Aim of the task:
Copy every line of the following data that includes the string "with".

Information supplied:
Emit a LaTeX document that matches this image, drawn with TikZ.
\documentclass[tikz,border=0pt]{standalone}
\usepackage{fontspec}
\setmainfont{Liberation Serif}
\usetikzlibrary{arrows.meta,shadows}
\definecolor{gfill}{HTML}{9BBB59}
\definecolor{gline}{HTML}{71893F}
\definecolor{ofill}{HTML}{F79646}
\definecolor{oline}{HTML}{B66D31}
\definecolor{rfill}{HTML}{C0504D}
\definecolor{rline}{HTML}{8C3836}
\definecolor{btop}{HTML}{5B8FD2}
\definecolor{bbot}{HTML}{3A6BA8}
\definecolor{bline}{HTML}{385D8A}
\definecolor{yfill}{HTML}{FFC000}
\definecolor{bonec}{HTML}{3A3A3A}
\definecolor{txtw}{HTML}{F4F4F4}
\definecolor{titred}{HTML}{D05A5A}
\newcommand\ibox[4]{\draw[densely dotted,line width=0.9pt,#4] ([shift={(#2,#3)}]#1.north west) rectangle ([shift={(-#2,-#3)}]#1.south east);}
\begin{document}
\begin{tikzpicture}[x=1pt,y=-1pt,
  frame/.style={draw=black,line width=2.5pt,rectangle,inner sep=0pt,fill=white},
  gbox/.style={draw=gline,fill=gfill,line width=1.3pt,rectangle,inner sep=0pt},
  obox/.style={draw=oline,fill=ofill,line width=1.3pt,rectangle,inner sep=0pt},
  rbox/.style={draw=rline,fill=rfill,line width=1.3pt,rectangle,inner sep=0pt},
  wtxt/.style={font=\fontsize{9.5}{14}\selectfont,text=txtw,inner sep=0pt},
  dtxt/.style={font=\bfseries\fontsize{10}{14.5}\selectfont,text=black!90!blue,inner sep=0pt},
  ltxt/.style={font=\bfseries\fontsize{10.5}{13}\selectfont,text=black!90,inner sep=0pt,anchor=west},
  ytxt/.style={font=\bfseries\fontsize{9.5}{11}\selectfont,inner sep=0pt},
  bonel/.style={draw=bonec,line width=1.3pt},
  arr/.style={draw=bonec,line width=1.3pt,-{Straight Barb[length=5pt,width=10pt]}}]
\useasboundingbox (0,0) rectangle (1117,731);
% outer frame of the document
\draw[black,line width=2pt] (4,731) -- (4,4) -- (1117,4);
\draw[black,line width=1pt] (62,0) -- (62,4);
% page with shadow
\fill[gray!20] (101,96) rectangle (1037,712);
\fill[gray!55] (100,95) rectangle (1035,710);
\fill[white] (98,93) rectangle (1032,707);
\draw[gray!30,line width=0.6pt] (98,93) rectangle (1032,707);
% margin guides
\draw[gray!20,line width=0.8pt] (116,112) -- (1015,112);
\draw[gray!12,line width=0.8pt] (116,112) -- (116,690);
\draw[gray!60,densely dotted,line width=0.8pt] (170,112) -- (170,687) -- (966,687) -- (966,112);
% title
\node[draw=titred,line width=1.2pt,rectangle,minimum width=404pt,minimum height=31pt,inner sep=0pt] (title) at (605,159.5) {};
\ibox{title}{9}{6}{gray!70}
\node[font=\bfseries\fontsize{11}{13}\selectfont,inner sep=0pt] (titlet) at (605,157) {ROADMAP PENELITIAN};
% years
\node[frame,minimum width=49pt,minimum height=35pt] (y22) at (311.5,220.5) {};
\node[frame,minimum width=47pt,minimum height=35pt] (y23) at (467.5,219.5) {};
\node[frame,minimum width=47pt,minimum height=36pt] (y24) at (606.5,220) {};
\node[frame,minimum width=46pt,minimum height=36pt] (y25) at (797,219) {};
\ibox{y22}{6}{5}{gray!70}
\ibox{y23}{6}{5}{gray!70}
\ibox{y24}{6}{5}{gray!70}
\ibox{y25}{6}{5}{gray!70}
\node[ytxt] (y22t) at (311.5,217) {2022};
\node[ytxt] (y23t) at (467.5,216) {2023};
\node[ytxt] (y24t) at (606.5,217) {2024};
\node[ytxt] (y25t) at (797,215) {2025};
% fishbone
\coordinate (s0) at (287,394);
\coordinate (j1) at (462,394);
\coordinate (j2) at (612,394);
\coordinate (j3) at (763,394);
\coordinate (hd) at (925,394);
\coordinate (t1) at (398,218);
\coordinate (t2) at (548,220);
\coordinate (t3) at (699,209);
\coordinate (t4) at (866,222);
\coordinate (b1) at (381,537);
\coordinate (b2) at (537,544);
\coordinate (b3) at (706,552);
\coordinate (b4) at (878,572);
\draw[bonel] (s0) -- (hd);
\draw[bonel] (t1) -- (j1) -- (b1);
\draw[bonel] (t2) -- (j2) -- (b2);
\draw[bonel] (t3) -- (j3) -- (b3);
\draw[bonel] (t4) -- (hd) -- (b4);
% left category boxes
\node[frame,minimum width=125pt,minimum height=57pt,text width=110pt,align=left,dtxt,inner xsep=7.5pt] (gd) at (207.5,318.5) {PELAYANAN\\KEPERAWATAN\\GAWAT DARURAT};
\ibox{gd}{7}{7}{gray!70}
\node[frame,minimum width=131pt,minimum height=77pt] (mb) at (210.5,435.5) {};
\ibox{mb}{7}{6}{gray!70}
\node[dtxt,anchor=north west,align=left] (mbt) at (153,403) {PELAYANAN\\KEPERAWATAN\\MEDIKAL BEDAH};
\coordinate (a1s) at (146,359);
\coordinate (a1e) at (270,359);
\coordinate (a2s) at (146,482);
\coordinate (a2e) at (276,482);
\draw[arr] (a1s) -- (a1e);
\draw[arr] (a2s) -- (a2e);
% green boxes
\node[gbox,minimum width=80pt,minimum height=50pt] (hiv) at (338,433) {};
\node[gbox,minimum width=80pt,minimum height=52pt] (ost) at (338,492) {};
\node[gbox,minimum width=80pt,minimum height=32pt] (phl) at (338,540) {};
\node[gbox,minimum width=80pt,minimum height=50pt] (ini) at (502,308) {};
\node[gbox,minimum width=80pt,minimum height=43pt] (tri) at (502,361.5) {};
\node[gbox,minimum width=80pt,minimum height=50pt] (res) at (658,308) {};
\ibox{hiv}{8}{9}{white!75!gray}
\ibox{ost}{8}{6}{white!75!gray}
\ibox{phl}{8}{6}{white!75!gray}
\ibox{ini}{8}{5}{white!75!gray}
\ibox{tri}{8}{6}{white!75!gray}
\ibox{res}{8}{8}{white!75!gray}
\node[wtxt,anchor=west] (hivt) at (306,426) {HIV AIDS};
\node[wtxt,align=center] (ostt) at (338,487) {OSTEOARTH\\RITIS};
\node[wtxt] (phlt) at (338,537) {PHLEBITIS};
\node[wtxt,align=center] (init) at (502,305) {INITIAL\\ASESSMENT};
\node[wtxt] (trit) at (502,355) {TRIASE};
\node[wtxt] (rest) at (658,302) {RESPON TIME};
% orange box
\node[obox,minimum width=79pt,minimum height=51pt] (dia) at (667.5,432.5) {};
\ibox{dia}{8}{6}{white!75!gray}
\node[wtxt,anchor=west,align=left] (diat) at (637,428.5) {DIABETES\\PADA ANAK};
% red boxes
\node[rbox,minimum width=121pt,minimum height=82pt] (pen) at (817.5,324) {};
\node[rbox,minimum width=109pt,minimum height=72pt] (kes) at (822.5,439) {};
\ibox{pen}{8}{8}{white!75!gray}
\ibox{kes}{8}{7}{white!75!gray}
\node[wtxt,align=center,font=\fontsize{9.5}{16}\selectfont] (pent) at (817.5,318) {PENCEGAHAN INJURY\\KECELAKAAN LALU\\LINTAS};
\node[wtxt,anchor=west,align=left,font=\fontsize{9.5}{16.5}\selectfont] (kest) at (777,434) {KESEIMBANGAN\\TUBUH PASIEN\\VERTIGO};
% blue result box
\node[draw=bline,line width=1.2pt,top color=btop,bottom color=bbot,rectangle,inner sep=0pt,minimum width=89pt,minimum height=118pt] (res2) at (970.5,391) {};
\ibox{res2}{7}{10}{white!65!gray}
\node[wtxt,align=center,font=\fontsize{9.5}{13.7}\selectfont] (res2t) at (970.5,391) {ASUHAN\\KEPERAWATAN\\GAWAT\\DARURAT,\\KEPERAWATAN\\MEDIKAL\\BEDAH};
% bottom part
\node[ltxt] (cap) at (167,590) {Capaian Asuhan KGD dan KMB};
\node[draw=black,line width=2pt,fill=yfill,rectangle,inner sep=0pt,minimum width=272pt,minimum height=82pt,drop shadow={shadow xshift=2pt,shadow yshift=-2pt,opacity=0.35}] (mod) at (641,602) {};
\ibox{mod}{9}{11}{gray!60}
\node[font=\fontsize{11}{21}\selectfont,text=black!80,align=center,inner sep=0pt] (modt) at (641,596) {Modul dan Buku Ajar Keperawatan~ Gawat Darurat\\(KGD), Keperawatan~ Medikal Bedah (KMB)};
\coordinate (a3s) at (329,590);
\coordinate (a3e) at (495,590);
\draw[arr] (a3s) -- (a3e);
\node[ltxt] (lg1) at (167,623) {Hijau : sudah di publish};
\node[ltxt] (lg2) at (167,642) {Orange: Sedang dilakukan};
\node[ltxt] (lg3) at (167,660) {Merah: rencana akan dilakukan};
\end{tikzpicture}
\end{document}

Solution:
Emit a LaTeX document that matches this image, drawn with TikZ.
% page with shadow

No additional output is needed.